I suspect that a big part of the Mars colonizers are people that wish to escape the “doomed” Earth and start their own new civilization on Mars; after all, there’s no difference in exploring Mars than in exploring Earth’s deserts other than a few billion miles of space travel; you’ll certainly achieve more discoveries in an Earth desert. The underlying assumption may be that Mars people could do things better the 2nd time around. That idea is bunk. If Homo sapiens can’t learn to live on Earth, the ecosystem and context they are evolved for, they certainly won’t learn to live anywhere in the Universe; not if nation-states and industrial market economics have anything to do with it.
Another problem with space-bound fantasies is that only people from rich nations get to leave Earth. Poor nations won’t even enjoy those supposedly grand materials imported from asteroids or planets. It’s extremely unlikely that materials can be profitably returned to Earth, anyway, regardless of Mars’ lower gravity; it’s far cheaper to reduce and recycle what we have rather than to import stuff from outside our gravity well. Even if import became practical, such materials would be sold on the rigged Earth market, which already victimizes the poorer nations that lack the ability to print international currency; a coincidence, I’m sure.

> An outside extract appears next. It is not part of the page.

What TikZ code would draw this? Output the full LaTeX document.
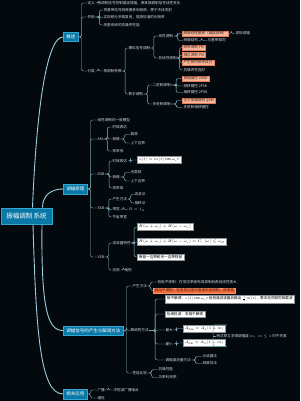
\documentclass[tikz,border=0pt]{standalone}
\usepackage{fix-cm}
\usepackage{amsmath}
\usepackage{fontspec}
\setmainfont{Noto Sans CJK SC}
\usetikzlibrary{calc}
\definecolor{MapBg}{HTML}{04090D}
\definecolor{MapBlue}{HTML}{0A78A6}
\definecolor{MapBlueLine}{HTML}{35A6D2}
\definecolor{TrunkTeal}{HTML}{9CCFDD}
\definecolor{TwigTeal}{HTML}{86B7C8}
\definecolor{LeafText}{HTML}{D4DADE}
\definecolor{Salmon}{HTML}{F7B59B}
\definecolor{SalmonLine}{HTML}{E27D5A}
\definecolor{SalmonText}{HTML}{3A2820}
\definecolor{AlertOrange}{HTML}{EE6A3A}
\definecolor{AlertLine}{HTML}{F8946A}
\definecolor{AlertText}{HTML}{4A1808}
\definecolor{FormLine}{HTML}{8C9296}
\definecolor{SumGreen}{HTML}{41A88F}

\begin{document}
\begin{tikzpicture}[
  x=1pt,y=-1pt,
  rootbox/.style={
    draw=MapBlueLine,
    fill=MapBlue,
    line width=0.7pt,
    text=white,
    font=\fontsize{6.5}{7.5}\selectfont,
    minimum width=51pt,
    minimum height=16pt,
    inner sep=1pt
  },
  mainbox/.style={
    anchor=west,
    draw=MapBlueLine,
    fill=MapBlue,
    line width=0.5pt,
    text=white,
    font=\fontsize{4.5}{5.2}\selectfont,
    minimum height=9.5pt,
    inner xsep=3pt,
    inner ysep=1pt
  },
  leaf/.style={
    anchor=west,
    text=LeafText,
    font=\fontsize{3.6}{4.2}\selectfont,
    inner sep=0.4pt
  },
  hotbox/.style={
    leaf,
    draw=SalmonLine,
    fill=Salmon,
    text=SalmonText,
    line width=0.35pt,
    inner xsep=1.4pt,
    inner ysep=0.9pt
  },
  alertbox/.style={
    leaf,
    draw=AlertLine,
    fill=AlertOrange,
    text=AlertText,
    line width=0.35pt,
    inner xsep=1.6pt,
    inner ysep=1pt
  },
  formbox/.style={
    leaf,
    draw=FormLine,
    fill=white,
    text=black,
    line width=0.35pt,
    inner xsep=1.8pt,
    inner ysep=1.6pt
  },
  trunk/.style={
    draw=TrunkTeal,
    line width=0.9pt
  },
  twig/.style={
    draw=TwigTeal,
    line width=0.45pt,
    rounded corners=2pt,
    to path={-- ++(#1,0) |- (\tikztotarget)}
  },
  twig/.default=3,
  sumline/.style={
    draw=SumGreen,
    line width=0.5pt,
    rounded corners=1.5pt
  }
]
\useasboundingbox (0,0) rectangle (300,401);
\fill[MapBg] (0,0) rectangle (300,401);

% -------------------------------------------------
% Root and main branches
% -------------------------------------------------
\node[rootbox] (root) at (26.5,216) {振幅调制 系统};

\node[mainbox] (b1) at (63,37) {概述};
\node[mainbox] (b2) at (63,189) {调幅原理};
\node[mainbox] (b3) at (63,330.5) {调幅信号的产生与解调方法};
\node[mainbox] (b4) at (63,394) {相关应用};

\draw[trunk] ([xshift=6]root.north) .. controls +(4,-100) and +(-16,0) .. (b1.west);
\draw[trunk] ([xshift=16]root.north) .. controls +(0,-13) and +(-11,0) .. (b2.west);
\draw[trunk] ([xshift=15.5]root.south) .. controls +(-1,86) and +(-15,0) .. (b3.west);
\draw[trunk] ([xshift=6.5]root.south) .. controls +(3,106) and +(-23,0) .. (b4.west);

% -------------------------------------------------
% 概述
% -------------------------------------------------
\node[leaf] (b1a) at (87,3) {定义};
\node[leaf] (b1a1) at (97,3) {用调制信号控制载波振幅，使其随调制信号线性变化};
\node[leaf] (b1b) at (87,17) {作用};
\node[leaf] (b1b1) at (103,10) {将基带信号频谱搬移到高频，便于天线发射};
\node[leaf] (b1b2) at (103,17.5) {实现频分多路复用，提高信道的利用率};
\node[leaf] (b1b3) at (103,25) {改善系统的抗噪声性能};
\node[leaf] (b1c) at (87,71) {分类};
\node[leaf] (b1c1) at (103,71) {按调制参数};

\node[leaf] (ana) at (128,48) {模拟信号调制};
\node[leaf] (lin) at (158,36) {线性调制};
\node[hotbox] (lin1) at (182,33.5) {频谱线性搬移（幅度调制）};
\node[leaf] (lin1x) at (235,33.5) {常规调幅};
\node[leaf] (lin2) at (183,40.5) {频谱结构};
\node[leaf] (lin2x) at (207,40.5) {与基带相同};
\node[leaf] (nlin) at (158,58) {非线性调制};
\node[hotbox] (nlin1) at (182,47.5) {频率调制 FM};
\node[hotbox] (nlin2) at (182,55) {相位调制 PM};
\node[hotbox] (nlin3) at (182,62.5) {产生新的频率成分};
\node[leaf] (nlin4) at (183,70) {抗噪声性能好};

\node[leaf] (dig) at (128,94) {数字调制};
\node[leaf] (bin) at (152,85) {二进制调制};
\node[hotbox] (bin1) at (182,78.5) {振幅键控 2ASK};
\node[leaf] (bin2) at (183,86) {频移键控 2FSK};
\node[leaf] (bin3) at (183,92.5) {相移键控 2PSK};
\node[leaf] (mul) at (152,104) {多进制调制};
\node[hotbox] (mul1) at (182,100.5) {正交振幅调制 QAM};
\node[leaf] (mul2) at (183,107.5) {多进制相移键控};

\path (b1.east) edge[twig] (b1a.west) edge[twig] (b1b.west) edge[twig] (b1c.west);
\path (b1a.east) edge[twig] (b1a1.west);
\path (b1b.east) edge[twig=4] (b1b1.west) edge[twig=4] (b1b2.west) edge[twig=4] (b1b3.west);
\path (b1c.east) edge[twig] (b1c1.west);
\path (b1c1.east) edge[twig] (ana.west) edge[twig] (dig.west);
\path (ana.east) edge[twig] (lin.west) edge[twig] (nlin.west);
\path (lin.east) edge[twig=4] (lin1.west) edge[twig=4] (lin2.west);
\path (lin1.east) edge[twig] (lin1x.west);
\path (lin2.east) edge[twig] (lin2x.west);
\path (nlin.east) edge[twig=2.5] (nlin1.west) edge[twig=2.5] (nlin2.west)
  edge[twig=2.5] (nlin3.west) edge[twig=2.5] (nlin4.west);
\path (dig.east) edge[twig=4] (bin.west) edge[twig=4] (mul.west);
\path (bin.east) edge[twig=5] (bin1.west) edge[twig=5] (bin2.west) edge[twig=5] (bin3.west);
\path (mul.east) edge[twig=5] (mul1.west) edge[twig=5] (mul2.west);

% -------------------------------------------------
% 调幅原理
% -------------------------------------------------
\node[leaf] (b2a) at (97,120) {线性调制的一般模型};

\node[leaf] (am) at (97,139) {AM};
\node[leaf] (am1) at (112,127) {时域表达};
\node[leaf] (am2) at (112,139) {频谱};
\node[leaf] (am2a) at (130,134.5) {载频};
\node[leaf] (am2b) at (130,143) {上下边带};
\node[leaf] (am3) at (112,151) {效率低};

\node[leaf] (dsb) at (97,174) {DSB};
\node[leaf] (dsb1) at (112,161) {时域表达};
\node[formbox] (dsbf) at (137,160) {$s(t)=m(t)\cos\omega_c t$};
\node[leaf] (dsb2) at (112,177) {频谱};
\node[leaf] (dsb2a) at (130,172.5) {无载频};
\node[leaf] (dsb2b) at (130,181) {上下边带};
\node[leaf] (dsb3) at (112,188) {效率高};

\node[leaf] (ssb) at (97,208) {SSB};
\node[leaf] (ssb1) at (112,199) {产生方法};
\node[leaf] (ssb1a) at (134,194.5) {滤波法};
\node[leaf] (ssb1b) at (134,203) {相移法};
\node[leaf] (ssb2) at (112,209.5) {带宽};
\node[leaf] (ssb2a) at (128,209.5) {$B=f_H$};
\node[leaf] (ssb3) at (112,217) {节省带宽};

\node[leaf] (vsb) at (97,257) {VSB};
\node[leaf] (vsb1) at (112,243) {滤波器特性};
\node[formbox] (vsbf1) at (137,227) {$H(\omega+\omega_c)+H(\omega-\omega_c)$};
\node[formbox] (vsbf2) at (137,242) {$H(\omega+\omega_c)+H(\omega-\omega_c)=C,\ |\omega|\le\omega_H$};
\node[formbox] (vsbf3) at (137,257) {保留一边带和另一边带残留};
\node[leaf] (vsb2) at (112,270) {应用};
\node[leaf] (vsb2a) at (124,270) {电视};

\path (b2.east) edge[twig] (b2a.west) edge[twig] (am.west) edge[twig] (dsb.west)
  edge[twig] (ssb.west) edge[twig] (vsb.west);
\path (am.east) edge[twig=4] (am1.west) edge[twig=4] (am2.west) edge[twig=4] (am3.west);
\path (am2.east) edge[twig=4] (am2a.west) edge[twig=4] (am2b.west);
\path (dsb.east) edge[twig=4] (dsb1.west) edge[twig=4] (dsb2.west) edge[twig=4] (dsb3.west);
\path (dsb1.east) edge[twig] (dsbf.west);
\path (dsb2.east) edge[twig=4] (dsb2a.west) edge[twig=4] (dsb2b.west);
\path (ssb.east) edge[twig=4] (ssb1.west) edge[twig=4] (ssb2.west) edge[twig=4] (ssb3.west);
\path (ssb1.east) edge[twig] (ssb1a.west) edge[twig] (ssb1b.west);
\path (ssb2.east) edge[twig] (ssb2a.west);
\path (vsb.east) edge[twig=4] (vsb1.west) edge[twig=4] (vsb2.west);
\path (vsb1.east) edge[twig] (vsbf1.west) edge[twig] (vsbf2.west) edge[twig] (vsbf3.west);
\path (vsb2.east) edge[twig] (vsb2a.west);

% -------------------------------------------------
% 调幅信号的产生与解调方法
% -------------------------------------------------
\node[leaf] (gen) at (132,286) {产生方法};
\node[leaf] (gen1) at (157,282) {低电平调制：在低功率级完成调制后再经线性放大};
\node[alertbox] (gen2) at (153,290.5) {高电平调制：在丙类功放中直接完成调制，效率高};

\node[leaf] (dem) at (130,330.5) {解调的方法};
\node[formbox] (dem1) at (165,299) {相干解调：$s(t)\cos\omega_c t$ 经低通滤波器后输出 $\tfrac{1}{2}m(t)$，需本地同频同相载波};
\node[formbox] (dem2) at (165,314) {包络检波：非相干解调};
\node[leaf] (dem3) at (165,330) {最大};
\node[formbox] (vmax) at (183,328.5) {$A_{\max}=A_0(1+m)$};
\node[leaf] (dem4) at (165,344) {最小};
\node[formbox] (vmin) at (183,343) {$A_{\min}=A_0(1-m)$};
\node[leaf] (msum) at (216,336) {两式联立求得调幅度 $m$，$m\le 1$ 时不失真};
\coordinate (sumx) at ([xshift=-3]msum.west);
\node[leaf] (dem5) at (165,360) {调幅度测量方法};
\node[leaf] (dem5a) at (202,356.5) {示波器法};
\node[leaf] (dem5b) at (202,363.5) {频谱仪法};

\node[leaf] (cmp) at (132,373) {性能比较};
\node[leaf] (cmp1) at (158,369.5) {抗噪性能};
\node[leaf] (cmp2) at (158,377.5) {功率利用率};

\path (b3.east) edge[twig] (gen.west) edge[twig] (dem.west) edge[twig] (cmp.west);
\path (gen.east) edge[twig] (gen1.west) edge[twig] (gen2.west);
\path (dem.east) edge[twig=6] (dem1.west) edge[twig=6] (dem2.west) edge[twig=6] (dem3.west)
  edge[twig=6] (dem4.west) edge[twig=6] (dem5.west);
\path (dem3.east) edge[twig] (vmax.west);
\path (dem4.east) edge[twig] (vmin.west);
\path (dem5.east) edge[twig=4] (dem5a.west) edge[twig=4] (dem5b.west);
\path (cmp.east) edge[twig=4] (cmp1.west) edge[twig=4] (cmp2.west);

% summary bracket
\draw[sumline] ([xshift=1.5]vmax.north east) -- (sumx |- vmax.north)
  -- (sumx |- vmin.south) -- ([xshift=1.5]vmin.south east);
\draw[sumline] (sumx) -- (msum.west);

% -------------------------------------------------
% 相关应用
% -------------------------------------------------
\node[leaf] (b4a) at (97,390) {广播};
\node[leaf] (b4a1) at (113,390) {中短波广播电台};
\node[leaf] (b4b) at (97,398) {通信};

\path (b4.east) edge[twig] (b4a.west) edge[twig] (b4b.west);
\path (b4a.east) edge[twig] (b4a1.west);

\end{tikzpicture}
\end{document}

The idea that this will all somehow magically change because inspirational humans are living on another planet is rather strange. Landing humans on the Moon inspired much of the world to trust in Capitalism rather than Communism, yet there are today more people enslaved and more people displaced and dying in conflicts around the world than in 1969. If this is “winning”, I’d hate to see what losing would look like.
At some point in the space-faring future of our dreams, there’s absolutely no reason to believe that Earth won’t simply consist of all the poor people that got left behind on a heating planet. Nobody’s signing up Haitians or homeless people for Mars One; no, for these well-intentioned people, an inhabited Mars would effectively become the world’s most secluded country club. Sure, it’ll be a dangerous undertaking, but the same could be said for the great white explorers dividing up Africa and South America while sending back photos of themselves standing over dead rhinos. History suggests that it’s dangerous to trust in the priorities of rich nations when it comes to these things; we tend to have weird, selfish fantasies.
Screw the billions on Earth; let’s send our brightest and most valuable people to Mars. Zubrin believes that the social and technical solutions discovered on Mars will be exported back to Earth to save our civilization and planet, but this is just a grand justification for his understandable desire to explore a new world. Nobody left on Earth will care what the Martians think; few people are even willing to /talk/ to a parent that abandoned them, let alone take their advice.
A Mars colony may as well not exist to the rest of us, and who’s going to stop the Western Mars colony from going to war with the Chinese Mars colony? History again suggests that Nationalism is at its most powerful in power vacuums outside of existing geographical boundaries, especially beyond the vacuum of space. We are, after all, still living in a Mercantilistic world of first come, first serve, regardless of what we claim.
I totally support missions to Mars and think it’s a worthwhile endeavor to explore and discover, but I think the people that idealize a terraformed Mars have been smoking too many sci-fi books. This includes Elon Musk. He’s a genius, but like most of them, he’s a bit nutty ;). I don’t want to discourage his dreams, however. Humans need a few dreamers, even if they sometimes have to be caged or shot for the greater good ;).